━━ Dataset excerpts ━━
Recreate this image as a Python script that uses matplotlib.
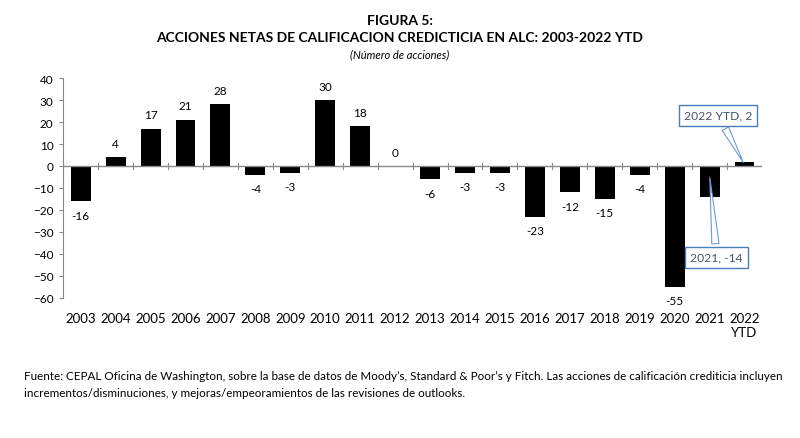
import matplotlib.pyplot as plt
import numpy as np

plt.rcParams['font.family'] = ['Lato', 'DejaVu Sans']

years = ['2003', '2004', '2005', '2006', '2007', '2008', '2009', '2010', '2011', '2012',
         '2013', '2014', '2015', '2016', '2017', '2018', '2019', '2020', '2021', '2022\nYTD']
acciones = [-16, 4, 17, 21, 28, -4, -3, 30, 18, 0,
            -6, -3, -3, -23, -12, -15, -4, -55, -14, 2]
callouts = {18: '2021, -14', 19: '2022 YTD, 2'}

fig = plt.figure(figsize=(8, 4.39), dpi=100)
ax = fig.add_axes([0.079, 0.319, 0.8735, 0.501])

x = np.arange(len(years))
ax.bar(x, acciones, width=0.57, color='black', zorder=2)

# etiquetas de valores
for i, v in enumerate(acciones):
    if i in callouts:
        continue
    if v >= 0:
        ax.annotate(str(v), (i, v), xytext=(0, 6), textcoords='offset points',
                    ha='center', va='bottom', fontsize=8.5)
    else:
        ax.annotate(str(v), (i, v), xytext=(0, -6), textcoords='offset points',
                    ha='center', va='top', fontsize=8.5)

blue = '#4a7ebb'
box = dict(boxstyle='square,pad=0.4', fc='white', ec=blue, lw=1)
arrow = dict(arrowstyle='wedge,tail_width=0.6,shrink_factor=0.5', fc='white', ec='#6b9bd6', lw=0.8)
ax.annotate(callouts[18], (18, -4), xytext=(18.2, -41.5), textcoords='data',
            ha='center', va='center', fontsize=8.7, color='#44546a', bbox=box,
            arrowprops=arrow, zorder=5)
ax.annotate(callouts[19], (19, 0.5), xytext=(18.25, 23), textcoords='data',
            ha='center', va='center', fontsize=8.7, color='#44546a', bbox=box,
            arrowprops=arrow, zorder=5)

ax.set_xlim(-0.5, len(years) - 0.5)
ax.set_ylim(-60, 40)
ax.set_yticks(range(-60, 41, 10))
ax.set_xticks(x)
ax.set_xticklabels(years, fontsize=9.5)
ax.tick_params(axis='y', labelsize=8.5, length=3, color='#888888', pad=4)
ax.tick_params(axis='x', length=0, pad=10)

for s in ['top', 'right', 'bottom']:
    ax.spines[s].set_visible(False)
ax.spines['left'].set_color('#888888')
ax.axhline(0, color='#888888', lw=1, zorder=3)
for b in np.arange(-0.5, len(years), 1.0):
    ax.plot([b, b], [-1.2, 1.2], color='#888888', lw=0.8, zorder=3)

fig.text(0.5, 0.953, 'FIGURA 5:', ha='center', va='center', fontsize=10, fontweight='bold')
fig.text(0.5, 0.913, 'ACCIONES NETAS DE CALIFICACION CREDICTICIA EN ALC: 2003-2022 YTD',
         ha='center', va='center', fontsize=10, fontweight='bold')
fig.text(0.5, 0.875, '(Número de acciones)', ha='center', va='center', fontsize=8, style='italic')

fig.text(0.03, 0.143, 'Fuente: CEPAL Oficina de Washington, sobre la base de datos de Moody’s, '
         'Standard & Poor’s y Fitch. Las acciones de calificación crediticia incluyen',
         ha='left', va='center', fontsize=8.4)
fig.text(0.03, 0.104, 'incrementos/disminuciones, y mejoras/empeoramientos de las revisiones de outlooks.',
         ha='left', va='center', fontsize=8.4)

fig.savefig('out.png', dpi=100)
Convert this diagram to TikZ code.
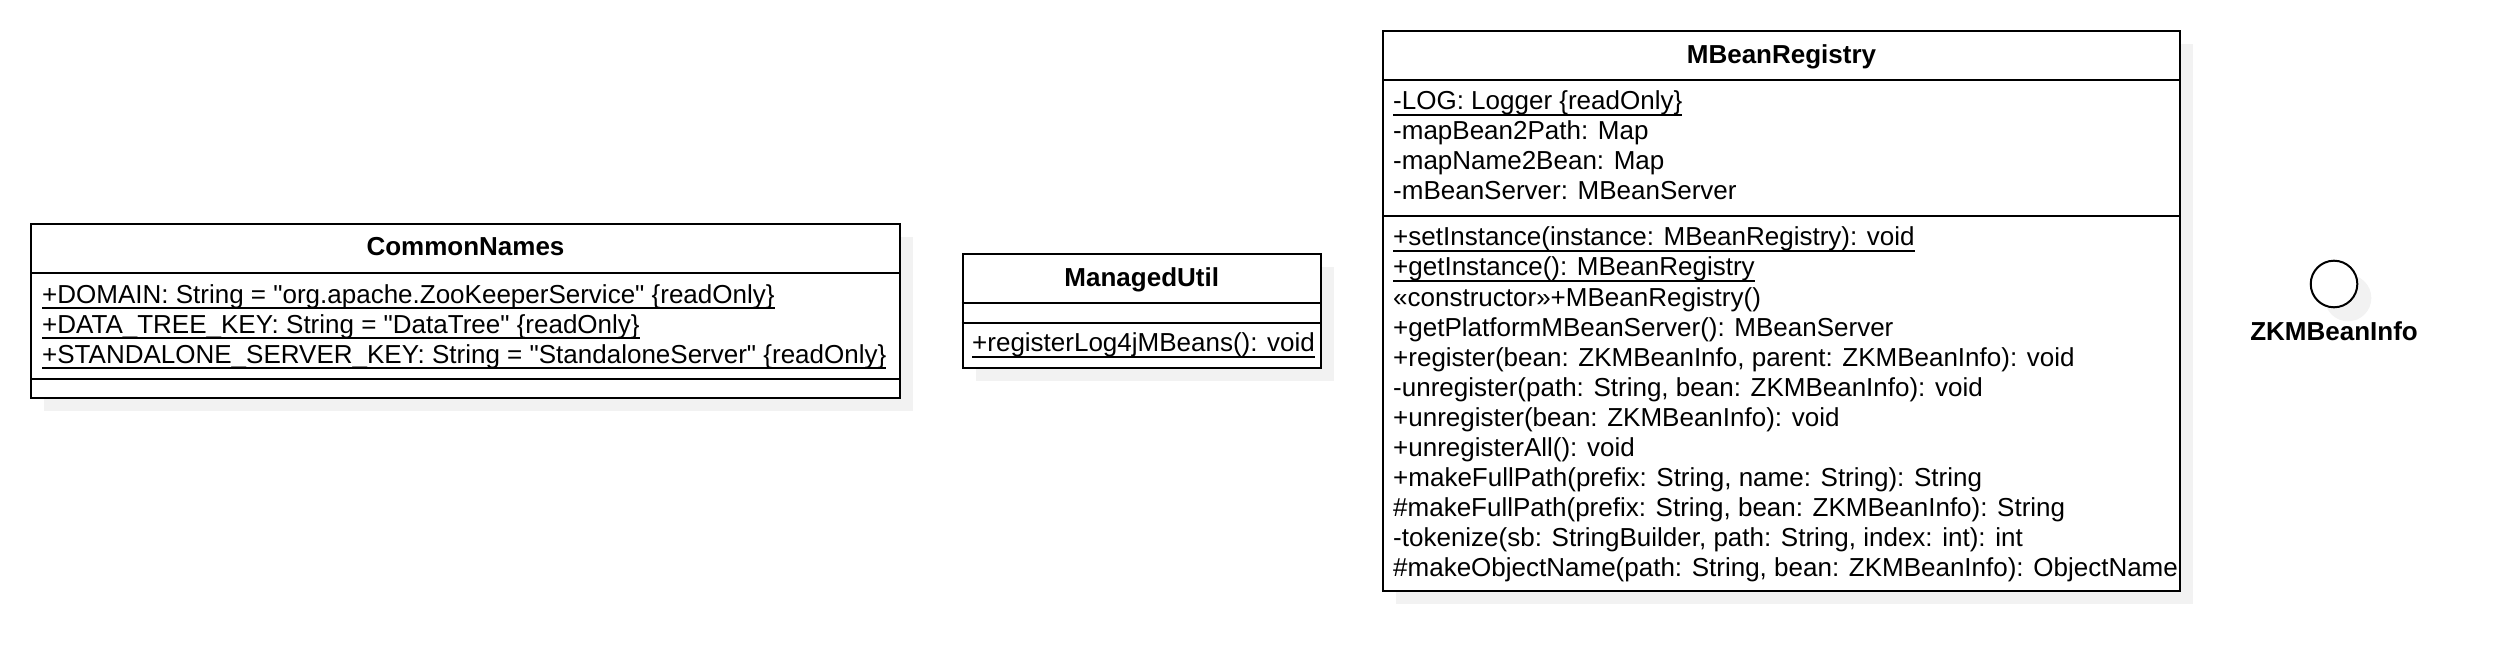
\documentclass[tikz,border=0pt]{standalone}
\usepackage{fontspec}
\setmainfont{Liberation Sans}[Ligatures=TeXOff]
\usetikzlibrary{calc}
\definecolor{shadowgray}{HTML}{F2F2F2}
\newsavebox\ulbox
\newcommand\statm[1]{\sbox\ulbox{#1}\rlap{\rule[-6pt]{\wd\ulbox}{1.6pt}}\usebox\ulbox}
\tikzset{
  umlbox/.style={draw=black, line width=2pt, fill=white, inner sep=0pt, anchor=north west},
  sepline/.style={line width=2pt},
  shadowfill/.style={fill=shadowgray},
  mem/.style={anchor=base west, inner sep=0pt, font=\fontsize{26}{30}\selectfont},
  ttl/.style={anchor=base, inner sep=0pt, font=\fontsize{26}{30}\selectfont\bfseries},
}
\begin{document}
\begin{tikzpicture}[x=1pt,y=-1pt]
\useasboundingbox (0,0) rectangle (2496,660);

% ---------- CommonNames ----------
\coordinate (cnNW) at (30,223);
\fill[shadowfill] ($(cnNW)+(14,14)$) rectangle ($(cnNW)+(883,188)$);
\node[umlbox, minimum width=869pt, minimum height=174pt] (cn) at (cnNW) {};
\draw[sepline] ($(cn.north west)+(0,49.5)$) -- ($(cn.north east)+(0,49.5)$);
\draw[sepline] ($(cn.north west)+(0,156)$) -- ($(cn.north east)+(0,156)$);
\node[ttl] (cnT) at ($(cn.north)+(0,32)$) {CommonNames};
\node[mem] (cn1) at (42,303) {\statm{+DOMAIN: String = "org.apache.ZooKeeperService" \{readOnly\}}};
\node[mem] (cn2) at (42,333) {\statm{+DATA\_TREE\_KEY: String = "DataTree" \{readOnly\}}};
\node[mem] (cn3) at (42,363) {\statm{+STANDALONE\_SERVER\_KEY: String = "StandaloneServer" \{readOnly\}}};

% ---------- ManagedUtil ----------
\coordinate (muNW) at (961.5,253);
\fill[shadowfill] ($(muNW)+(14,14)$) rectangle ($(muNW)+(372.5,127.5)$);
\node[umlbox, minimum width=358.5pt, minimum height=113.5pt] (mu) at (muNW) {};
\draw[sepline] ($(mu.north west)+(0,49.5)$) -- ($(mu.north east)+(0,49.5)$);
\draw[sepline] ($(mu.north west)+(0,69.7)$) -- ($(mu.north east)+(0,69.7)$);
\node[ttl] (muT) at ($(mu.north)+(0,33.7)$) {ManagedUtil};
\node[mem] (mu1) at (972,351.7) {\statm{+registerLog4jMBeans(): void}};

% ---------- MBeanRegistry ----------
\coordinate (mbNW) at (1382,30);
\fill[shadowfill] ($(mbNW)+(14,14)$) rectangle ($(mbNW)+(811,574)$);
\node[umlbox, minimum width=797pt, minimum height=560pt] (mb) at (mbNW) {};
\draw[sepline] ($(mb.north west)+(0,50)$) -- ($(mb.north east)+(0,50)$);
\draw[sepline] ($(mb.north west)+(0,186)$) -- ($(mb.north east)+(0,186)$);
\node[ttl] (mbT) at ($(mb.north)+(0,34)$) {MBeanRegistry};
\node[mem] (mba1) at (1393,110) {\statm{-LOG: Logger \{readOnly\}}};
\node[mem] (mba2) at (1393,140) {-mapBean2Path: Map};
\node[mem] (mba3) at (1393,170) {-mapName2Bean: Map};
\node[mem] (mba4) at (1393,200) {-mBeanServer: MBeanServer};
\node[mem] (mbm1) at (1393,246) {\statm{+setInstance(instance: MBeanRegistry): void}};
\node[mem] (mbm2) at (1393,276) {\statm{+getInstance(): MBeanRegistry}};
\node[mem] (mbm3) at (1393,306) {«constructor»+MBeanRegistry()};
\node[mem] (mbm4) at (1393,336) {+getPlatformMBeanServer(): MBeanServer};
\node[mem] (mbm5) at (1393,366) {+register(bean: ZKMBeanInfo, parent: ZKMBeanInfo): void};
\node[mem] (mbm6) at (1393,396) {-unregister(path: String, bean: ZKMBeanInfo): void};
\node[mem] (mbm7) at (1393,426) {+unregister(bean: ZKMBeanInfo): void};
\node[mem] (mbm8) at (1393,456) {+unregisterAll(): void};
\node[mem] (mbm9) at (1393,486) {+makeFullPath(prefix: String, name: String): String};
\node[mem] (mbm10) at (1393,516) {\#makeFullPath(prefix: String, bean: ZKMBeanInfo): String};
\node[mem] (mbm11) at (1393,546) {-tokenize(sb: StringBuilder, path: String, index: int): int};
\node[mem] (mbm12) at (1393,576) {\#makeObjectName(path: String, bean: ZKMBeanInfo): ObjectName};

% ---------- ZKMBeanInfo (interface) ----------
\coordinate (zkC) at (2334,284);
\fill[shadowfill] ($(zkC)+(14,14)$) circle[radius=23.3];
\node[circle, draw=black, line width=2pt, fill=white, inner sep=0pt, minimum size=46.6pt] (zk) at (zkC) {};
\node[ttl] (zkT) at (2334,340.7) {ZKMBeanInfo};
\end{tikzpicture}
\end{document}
━━━
* _Instructions for the task_
Skip the pictures and restate exactly the lines from the beginning of the listing to the line with "ha='center', va='top', fontsize=8.5)", that line included.

* _Task output_
Recreate this image as a Python script that uses matplotlib.
import matplotlib.pyplot as plt
import numpy as np

plt.rcParams['font.family'] = ['Lato', 'DejaVu Sans']

years = ['2003', '2004', '2005', '2006', '2007', '2008', '2009', '2010', '2011', '2012',
         '2013', '2014', '2015', '2016', '2017', '2018', '2019', '2020', '2021', '2022\nYTD']
acciones = [-16, 4, 17, 21, 28, -4, -3, 30, 18, 0,
            -6, -3, -3, -23, -12, -15, -4, -55, -14, 2]
callouts = {18: '2021, -14', 19: '2022 YTD, 2'}

fig = plt.figure(figsize=(8, 4.39), dpi=100)
ax = fig.add_axes([0.079, 0.319, 0.8735, 0.501])

x = np.arange(len(years))
ax.bar(x, acciones, width=0.57, color='black', zorder=2)

# etiquetas de valores
for i, v in enumerate(acciones):
    if i in callouts:
        continue
    if v >= 0:
        ax.annotate(str(v), (i, v), xytext=(0, 6), textcoords='offset points',
                    ha='center', va='bottom', fontsize=8.5)
    else:
        ax.annotate(str(v), (i, v), xytext=(0, -6), textcoords='offset points',
                    ha='center', va='top', fontsize=8.5)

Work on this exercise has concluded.